Only the lines from the start of the data through the line with "x = list(range(1, 101))" belong in the copy. Restate them word for word, minus the pictures.

>> BEGIN WORKING DATA

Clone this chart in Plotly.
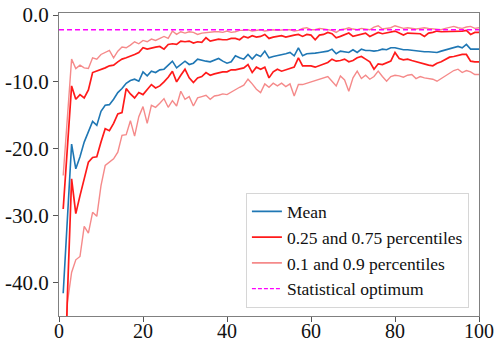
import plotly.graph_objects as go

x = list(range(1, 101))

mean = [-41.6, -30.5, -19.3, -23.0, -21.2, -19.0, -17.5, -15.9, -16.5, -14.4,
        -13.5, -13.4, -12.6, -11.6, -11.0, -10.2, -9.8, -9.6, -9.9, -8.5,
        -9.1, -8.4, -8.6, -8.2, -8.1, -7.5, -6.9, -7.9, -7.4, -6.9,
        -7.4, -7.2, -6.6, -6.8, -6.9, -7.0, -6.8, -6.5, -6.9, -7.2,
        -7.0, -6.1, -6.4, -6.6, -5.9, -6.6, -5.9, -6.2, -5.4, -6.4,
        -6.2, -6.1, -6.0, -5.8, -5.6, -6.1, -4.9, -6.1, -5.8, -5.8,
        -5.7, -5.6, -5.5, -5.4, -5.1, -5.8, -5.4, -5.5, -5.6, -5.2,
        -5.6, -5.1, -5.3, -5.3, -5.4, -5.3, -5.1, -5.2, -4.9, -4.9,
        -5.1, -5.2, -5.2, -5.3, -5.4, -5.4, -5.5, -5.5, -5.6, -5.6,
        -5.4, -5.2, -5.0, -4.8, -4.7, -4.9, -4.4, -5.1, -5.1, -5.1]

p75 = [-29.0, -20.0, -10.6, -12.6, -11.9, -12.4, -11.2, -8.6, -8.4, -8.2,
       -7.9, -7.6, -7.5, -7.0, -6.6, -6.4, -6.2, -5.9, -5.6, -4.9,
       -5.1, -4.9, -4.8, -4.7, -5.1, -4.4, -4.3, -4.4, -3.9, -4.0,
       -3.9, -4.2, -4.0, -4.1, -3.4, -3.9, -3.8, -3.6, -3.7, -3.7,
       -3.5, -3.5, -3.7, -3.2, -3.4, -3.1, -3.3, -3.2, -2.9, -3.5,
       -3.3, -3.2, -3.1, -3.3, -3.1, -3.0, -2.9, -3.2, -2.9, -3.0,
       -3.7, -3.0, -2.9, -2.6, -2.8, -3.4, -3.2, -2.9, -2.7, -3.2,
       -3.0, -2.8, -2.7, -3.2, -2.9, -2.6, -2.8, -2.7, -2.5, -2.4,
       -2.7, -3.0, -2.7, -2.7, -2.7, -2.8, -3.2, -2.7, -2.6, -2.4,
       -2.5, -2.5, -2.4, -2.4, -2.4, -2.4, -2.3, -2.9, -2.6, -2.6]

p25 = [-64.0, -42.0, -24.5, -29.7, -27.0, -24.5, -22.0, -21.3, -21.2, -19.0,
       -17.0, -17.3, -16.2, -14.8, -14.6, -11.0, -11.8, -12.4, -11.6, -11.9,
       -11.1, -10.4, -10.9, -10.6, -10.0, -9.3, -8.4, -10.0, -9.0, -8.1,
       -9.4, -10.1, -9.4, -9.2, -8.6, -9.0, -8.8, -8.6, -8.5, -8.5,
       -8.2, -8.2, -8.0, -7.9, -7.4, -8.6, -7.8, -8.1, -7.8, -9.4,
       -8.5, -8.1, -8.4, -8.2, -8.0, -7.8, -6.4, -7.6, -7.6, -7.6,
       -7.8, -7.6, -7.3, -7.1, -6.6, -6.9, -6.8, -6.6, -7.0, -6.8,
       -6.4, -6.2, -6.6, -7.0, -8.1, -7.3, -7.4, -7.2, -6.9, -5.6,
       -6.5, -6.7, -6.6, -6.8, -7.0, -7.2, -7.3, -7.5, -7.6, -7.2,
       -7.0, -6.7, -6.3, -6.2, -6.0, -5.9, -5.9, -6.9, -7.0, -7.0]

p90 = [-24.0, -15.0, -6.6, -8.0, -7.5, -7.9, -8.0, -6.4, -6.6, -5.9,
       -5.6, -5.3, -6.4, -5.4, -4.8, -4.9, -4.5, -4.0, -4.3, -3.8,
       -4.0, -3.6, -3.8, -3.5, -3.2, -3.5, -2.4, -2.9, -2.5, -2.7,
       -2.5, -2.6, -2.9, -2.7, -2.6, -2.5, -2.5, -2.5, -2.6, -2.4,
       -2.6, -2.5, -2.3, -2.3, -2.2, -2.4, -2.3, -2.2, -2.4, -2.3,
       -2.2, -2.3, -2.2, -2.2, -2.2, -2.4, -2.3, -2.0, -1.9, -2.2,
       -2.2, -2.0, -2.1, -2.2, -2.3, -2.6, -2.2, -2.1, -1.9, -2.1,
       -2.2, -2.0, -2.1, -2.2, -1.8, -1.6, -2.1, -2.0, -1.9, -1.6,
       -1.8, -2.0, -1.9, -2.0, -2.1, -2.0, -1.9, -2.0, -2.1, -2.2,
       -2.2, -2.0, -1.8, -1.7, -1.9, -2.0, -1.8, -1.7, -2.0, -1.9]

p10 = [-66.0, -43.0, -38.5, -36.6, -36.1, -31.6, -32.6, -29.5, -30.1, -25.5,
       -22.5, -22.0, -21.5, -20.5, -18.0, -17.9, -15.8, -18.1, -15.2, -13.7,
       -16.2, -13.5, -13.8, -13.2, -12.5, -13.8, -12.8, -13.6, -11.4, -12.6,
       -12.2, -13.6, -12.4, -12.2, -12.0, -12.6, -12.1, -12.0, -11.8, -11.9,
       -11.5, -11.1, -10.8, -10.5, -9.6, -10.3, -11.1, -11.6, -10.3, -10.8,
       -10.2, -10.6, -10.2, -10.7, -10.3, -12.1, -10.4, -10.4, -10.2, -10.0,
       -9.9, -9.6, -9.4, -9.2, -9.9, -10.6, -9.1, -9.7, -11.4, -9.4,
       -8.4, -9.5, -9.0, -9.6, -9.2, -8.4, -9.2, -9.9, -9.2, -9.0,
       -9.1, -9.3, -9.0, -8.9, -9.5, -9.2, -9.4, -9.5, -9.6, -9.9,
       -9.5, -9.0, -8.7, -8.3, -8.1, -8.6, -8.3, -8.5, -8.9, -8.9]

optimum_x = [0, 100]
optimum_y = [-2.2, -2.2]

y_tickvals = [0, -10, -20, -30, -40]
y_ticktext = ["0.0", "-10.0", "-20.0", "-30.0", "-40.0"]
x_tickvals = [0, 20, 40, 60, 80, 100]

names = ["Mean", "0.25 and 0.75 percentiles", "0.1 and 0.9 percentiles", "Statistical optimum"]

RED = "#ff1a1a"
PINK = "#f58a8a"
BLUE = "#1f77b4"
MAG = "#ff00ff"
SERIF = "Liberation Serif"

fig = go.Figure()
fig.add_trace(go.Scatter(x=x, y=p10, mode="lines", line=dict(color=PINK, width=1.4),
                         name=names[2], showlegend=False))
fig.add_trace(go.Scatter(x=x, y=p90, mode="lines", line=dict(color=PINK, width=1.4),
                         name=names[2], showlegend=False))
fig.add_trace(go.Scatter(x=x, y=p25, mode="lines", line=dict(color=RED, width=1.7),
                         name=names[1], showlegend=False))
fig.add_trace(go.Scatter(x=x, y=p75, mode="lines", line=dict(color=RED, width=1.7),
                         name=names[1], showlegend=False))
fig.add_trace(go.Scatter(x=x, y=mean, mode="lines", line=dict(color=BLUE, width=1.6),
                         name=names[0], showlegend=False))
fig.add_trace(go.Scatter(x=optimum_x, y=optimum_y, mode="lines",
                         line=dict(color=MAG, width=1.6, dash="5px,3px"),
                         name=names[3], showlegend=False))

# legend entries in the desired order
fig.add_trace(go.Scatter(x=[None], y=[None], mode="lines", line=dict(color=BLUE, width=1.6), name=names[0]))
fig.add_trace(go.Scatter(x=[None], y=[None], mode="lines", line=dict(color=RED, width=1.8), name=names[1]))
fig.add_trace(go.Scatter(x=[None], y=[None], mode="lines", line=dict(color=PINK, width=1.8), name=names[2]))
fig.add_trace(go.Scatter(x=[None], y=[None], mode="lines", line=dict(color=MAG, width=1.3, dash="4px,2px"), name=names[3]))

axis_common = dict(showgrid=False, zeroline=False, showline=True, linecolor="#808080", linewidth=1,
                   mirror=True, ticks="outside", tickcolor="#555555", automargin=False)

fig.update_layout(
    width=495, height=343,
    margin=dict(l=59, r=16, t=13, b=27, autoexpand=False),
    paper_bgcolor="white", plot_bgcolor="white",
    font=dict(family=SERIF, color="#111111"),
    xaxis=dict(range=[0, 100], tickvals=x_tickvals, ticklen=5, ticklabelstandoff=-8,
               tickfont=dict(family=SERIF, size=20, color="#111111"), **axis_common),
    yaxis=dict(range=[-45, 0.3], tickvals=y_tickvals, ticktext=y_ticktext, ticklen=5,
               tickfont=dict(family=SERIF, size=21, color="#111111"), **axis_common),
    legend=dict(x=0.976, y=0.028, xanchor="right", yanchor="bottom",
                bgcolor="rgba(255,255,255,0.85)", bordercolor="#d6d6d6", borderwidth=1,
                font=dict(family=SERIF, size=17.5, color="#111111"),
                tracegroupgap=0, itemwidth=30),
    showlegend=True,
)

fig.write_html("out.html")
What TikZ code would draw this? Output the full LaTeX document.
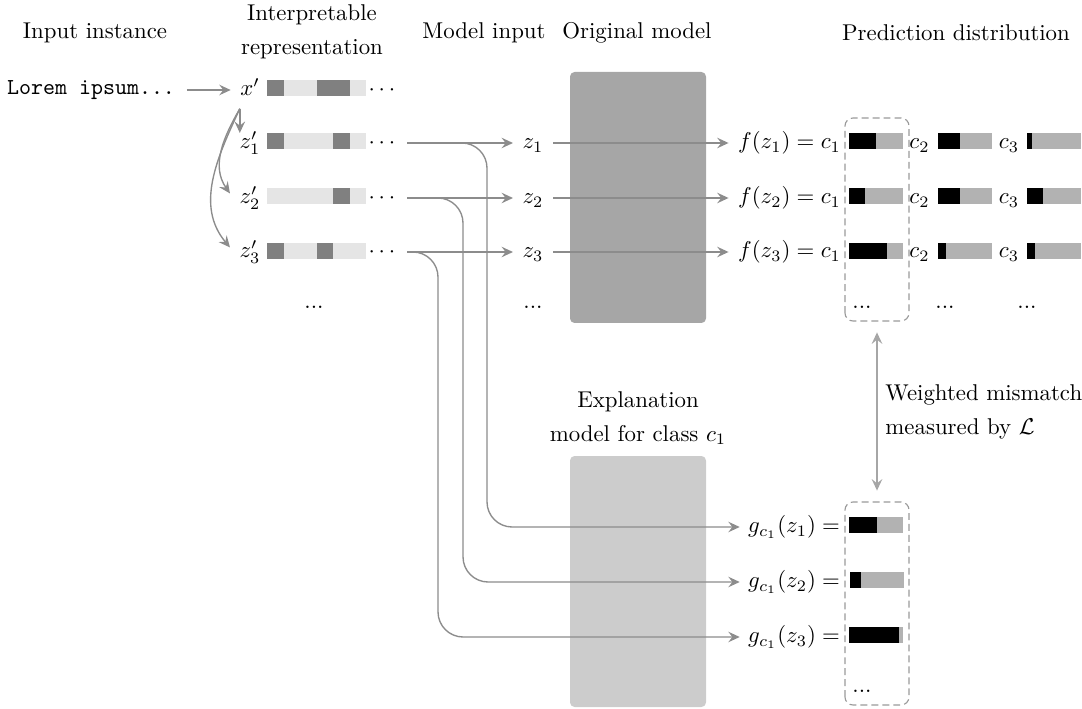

>> END WORKING DATA

--- RESULT OF THE TASK ---
Clone this chart in Plotly.
import plotly.graph_objects as go

x = list(range(1, 101))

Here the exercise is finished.